◆ **TASK DETAILS**:
Restate the data below word for word. Skip any images it contains.

◆ **COLLECTED MATERIAL**:
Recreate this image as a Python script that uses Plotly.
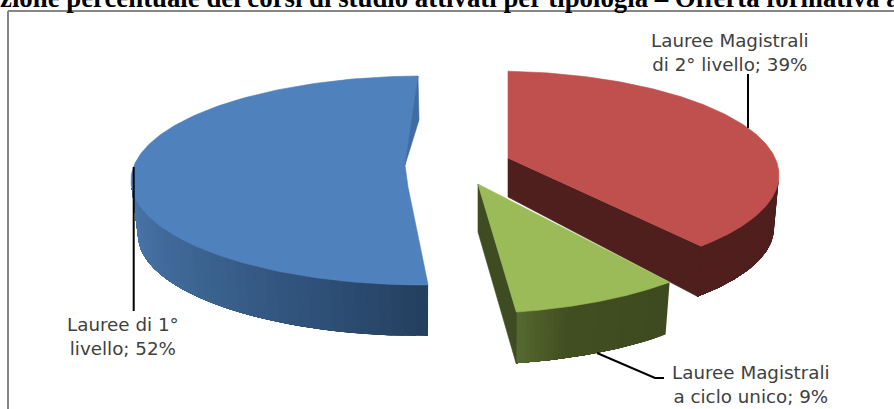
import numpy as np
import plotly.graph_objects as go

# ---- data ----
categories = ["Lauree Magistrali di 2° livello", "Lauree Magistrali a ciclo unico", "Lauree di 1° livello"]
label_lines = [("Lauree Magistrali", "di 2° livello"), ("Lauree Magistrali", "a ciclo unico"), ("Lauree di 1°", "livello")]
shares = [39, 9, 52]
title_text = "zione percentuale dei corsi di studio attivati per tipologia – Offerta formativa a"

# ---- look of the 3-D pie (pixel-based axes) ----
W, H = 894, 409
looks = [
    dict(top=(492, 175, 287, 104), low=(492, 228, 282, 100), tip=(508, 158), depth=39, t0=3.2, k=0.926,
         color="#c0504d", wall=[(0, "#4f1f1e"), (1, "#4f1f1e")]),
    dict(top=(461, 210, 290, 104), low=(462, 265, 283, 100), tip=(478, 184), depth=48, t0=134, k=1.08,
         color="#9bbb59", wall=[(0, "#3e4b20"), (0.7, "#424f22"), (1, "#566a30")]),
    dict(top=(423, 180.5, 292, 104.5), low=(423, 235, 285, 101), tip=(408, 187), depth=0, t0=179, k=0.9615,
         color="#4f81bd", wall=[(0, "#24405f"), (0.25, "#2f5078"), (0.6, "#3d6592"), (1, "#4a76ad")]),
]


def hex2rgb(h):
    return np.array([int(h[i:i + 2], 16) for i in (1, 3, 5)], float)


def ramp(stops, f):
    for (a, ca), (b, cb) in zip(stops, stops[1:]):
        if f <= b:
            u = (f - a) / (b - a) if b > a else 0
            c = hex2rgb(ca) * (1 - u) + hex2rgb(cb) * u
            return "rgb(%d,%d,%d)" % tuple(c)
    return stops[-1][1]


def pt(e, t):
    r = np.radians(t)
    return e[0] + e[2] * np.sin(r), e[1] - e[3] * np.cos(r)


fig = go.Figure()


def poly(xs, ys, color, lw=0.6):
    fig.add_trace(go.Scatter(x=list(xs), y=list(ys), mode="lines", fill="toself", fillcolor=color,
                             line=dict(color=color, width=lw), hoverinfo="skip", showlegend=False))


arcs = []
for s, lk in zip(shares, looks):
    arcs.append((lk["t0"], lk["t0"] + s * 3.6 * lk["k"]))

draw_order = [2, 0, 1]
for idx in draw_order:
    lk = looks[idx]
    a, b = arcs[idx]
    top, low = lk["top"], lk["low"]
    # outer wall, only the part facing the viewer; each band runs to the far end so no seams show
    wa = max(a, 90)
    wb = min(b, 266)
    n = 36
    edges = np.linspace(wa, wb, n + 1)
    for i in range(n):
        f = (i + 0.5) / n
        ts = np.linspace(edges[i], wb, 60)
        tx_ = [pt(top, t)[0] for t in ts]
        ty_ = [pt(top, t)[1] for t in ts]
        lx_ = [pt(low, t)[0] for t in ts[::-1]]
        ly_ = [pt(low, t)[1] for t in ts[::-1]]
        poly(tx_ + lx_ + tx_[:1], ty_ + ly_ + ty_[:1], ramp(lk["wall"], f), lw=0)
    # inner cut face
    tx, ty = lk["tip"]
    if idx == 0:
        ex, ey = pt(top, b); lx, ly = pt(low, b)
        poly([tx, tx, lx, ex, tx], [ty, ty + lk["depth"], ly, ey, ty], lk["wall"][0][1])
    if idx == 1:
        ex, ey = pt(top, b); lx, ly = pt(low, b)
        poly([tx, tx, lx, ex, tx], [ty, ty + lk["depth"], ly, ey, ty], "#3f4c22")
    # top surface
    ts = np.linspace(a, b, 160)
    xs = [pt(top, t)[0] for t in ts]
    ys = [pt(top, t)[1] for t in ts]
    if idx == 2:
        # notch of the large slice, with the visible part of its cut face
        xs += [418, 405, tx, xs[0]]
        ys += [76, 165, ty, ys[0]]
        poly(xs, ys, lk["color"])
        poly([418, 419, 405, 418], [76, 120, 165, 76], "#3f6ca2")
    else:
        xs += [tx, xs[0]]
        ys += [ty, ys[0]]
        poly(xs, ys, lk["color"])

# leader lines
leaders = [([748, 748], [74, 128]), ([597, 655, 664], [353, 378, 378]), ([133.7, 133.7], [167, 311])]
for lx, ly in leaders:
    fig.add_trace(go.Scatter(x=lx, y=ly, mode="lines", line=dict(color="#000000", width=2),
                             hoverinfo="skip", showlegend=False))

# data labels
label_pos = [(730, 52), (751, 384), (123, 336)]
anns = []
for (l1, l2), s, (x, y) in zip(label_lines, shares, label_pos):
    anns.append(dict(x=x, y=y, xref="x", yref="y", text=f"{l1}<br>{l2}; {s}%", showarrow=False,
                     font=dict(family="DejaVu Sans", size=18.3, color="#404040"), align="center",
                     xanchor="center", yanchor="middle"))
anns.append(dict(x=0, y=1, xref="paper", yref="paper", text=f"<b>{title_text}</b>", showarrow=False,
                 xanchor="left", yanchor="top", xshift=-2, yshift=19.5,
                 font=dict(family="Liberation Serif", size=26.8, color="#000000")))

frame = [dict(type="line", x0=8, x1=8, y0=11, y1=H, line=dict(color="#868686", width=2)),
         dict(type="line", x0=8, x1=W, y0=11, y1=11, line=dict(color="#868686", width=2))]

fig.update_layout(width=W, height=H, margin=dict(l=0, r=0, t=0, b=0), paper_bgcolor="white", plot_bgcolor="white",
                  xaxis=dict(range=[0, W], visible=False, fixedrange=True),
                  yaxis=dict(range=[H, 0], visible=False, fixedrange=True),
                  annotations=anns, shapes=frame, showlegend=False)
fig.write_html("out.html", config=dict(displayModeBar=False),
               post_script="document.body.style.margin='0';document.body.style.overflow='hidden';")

◆ **ANSWER TO THE PROBLEM**:
Recreate this image as a Python script that uses Plotly.
import numpy as np
import plotly.graph_objects as go

# ---- data ----
categories = ["Lauree Magistrali di 2° livello", "Lauree Magistrali a ciclo unico", "Lauree di 1° livello"]
label_lines = [("Lauree Magistrali", "di 2° livello"), ("Lauree Magistrali", "a ciclo unico"), ("Lauree di 1°", "livello")]
shares = [39, 9, 52]
title_text = "zione percentuale dei corsi di studio attivati per tipologia – Offerta formativa a"

# ---- look of the 3-D pie (pixel-based axes) ----
W, H = 894, 409
looks = [
    dict(top=(492, 175, 287, 104), low=(492, 228, 282, 100), tip=(508, 158), depth=39, t0=3.2, k=0.926,
         color="#c0504d", wall=[(0, "#4f1f1e"), (1, "#4f1f1e")]),
    dict(top=(461, 210, 290, 104), low=(462, 265, 283, 100), tip=(478, 184), depth=48, t0=134, k=1.08,
         color="#9bbb59", wall=[(0, "#3e4b20"), (0.7, "#424f22"), (1, "#566a30")]),
    dict(top=(423, 180.5, 292, 104.5), low=(423, 235, 285, 101), tip=(408, 187), depth=0, t0=179, k=0.9615,
         color="#4f81bd", wall=[(0, "#24405f"), (0.25, "#2f5078"), (0.6, "#3d6592"), (1, "#4a76ad")]),
]


def hex2rgb(h):
    return np.array([int(h[i:i + 2], 16) for i in (1, 3, 5)], float)


def ramp(stops, f):
    for (a, ca), (b, cb) in zip(stops, stops[1:]):
        if f <= b:
            u = (f - a) / (b - a) if b > a else 0
            c = hex2rgb(ca) * (1 - u) + hex2rgb(cb) * u
            return "rgb(%d,%d,%d)" % tuple(c)
    return stops[-1][1]


def pt(e, t):
    r = np.radians(t)
    return e[0] + e[2] * np.sin(r), e[1] - e[3] * np.cos(r)


fig = go.Figure()


def poly(xs, ys, color, lw=0.6):
    fig.add_trace(go.Scatter(x=list(xs), y=list(ys), mode="lines", fill="toself", fillcolor=color,
                             line=dict(color=color, width=lw), hoverinfo="skip", showlegend=False))


arcs = []
for s, lk in zip(shares, looks):
    arcs.append((lk["t0"], lk["t0"] + s * 3.6 * lk["k"]))

draw_order = [2, 0, 1]
for idx in draw_order:
    lk = looks[idx]
    a, b = arcs[idx]
    top, low = lk["top"], lk["low"]
    # outer wall, only the part facing the viewer; each band runs to the far end so no seams show
    wa = max(a, 90)
    wb = min(b, 266)
    n = 36
    edges = np.linspace(wa, wb, n + 1)
    for i in range(n):
        f = (i + 0.5) / n
        ts = np.linspace(edges[i], wb, 60)
        tx_ = [pt(top, t)[0] for t in ts]
        ty_ = [pt(top, t)[1] for t in ts]
        lx_ = [pt(low, t)[0] for t in ts[::-1]]
        ly_ = [pt(low, t)[1] for t in ts[::-1]]
        poly(tx_ + lx_ + tx_[:1], ty_ + ly_ + ty_[:1], ramp(lk["wall"], f), lw=0)
    # inner cut face
    tx, ty = lk["tip"]
    if idx == 0:
        ex, ey = pt(top, b); lx, ly = pt(low, b)
        poly([tx, tx, lx, ex, tx], [ty, ty + lk["depth"], ly, ey, ty], lk["wall"][0][1])
    if idx == 1:
        ex, ey = pt(top, b); lx, ly = pt(low, b)
        poly([tx, tx, lx, ex, tx], [ty, ty + lk["depth"], ly, ey, ty], "#3f4c22")
    # top surface
    ts = np.linspace(a, b, 160)
    xs = [pt(top, t)[0] for t in ts]
    ys = [pt(top, t)[1] for t in ts]
    if idx == 2:
        # notch of the large slice, with the visible part of its cut face
        xs += [418, 405, tx, xs[0]]
        ys += [76, 165, ty, ys[0]]
        poly(xs, ys, lk["color"])
        poly([418, 419, 405, 418], [76, 120, 165, 76], "#3f6ca2")
    else:
        xs += [tx, xs[0]]
        ys += [ty, ys[0]]
        poly(xs, ys, lk["color"])

# leader lines
leaders = [([748, 748], [74, 128]), ([597, 655, 664], [353, 378, 378]), ([133.7, 133.7], [167, 311])]
for lx, ly in leaders:
    fig.add_trace(go.Scatter(x=lx, y=ly, mode="lines", line=dict(color="#000000", width=2),
                             hoverinfo="skip", showlegend=False))

# data labels
label_pos = [(730, 52), (751, 384), (123, 336)]
anns = []
for (l1, l2), s, (x, y) in zip(label_lines, shares, label_pos):
    anns.append(dict(x=x, y=y, xref="x", yref="y", text=f"{l1}<br>{l2}; {s}%", showarrow=False,
                     font=dict(family="DejaVu Sans", size=18.3, color="#404040"), align="center",
                     xanchor="center", yanchor="middle"))
anns.append(dict(x=0, y=1, xref="paper", yref="paper", text=f"<b>{title_text}</b>", showarrow=False,
                 xanchor="left", yanchor="top", xshift=-2, yshift=19.5,
                 font=dict(family="Liberation Serif", size=26.8, color="#000000")))

frame = [dict(type="line", x0=8, x1=8, y0=11, y1=H, line=dict(color="#868686", width=2)),
         dict(type="line", x0=8, x1=W, y0=11, y1=11, line=dict(color="#868686", width=2))]

fig.update_layout(width=W, height=H, margin=dict(l=0, r=0, t=0, b=0), paper_bgcolor="white", plot_bgcolor="white",
                  xaxis=dict(range=[0, W], visible=False, fixedrange=True),
                  yaxis=dict(range=[H, 0], visible=False, fixedrange=True),
                  annotations=anns, shapes=frame, showlegend=False)
fig.write_html("out.html", config=dict(displayModeBar=False),
               post_script="document.body.style.margin='0';document.body.style.overflow='hidden';")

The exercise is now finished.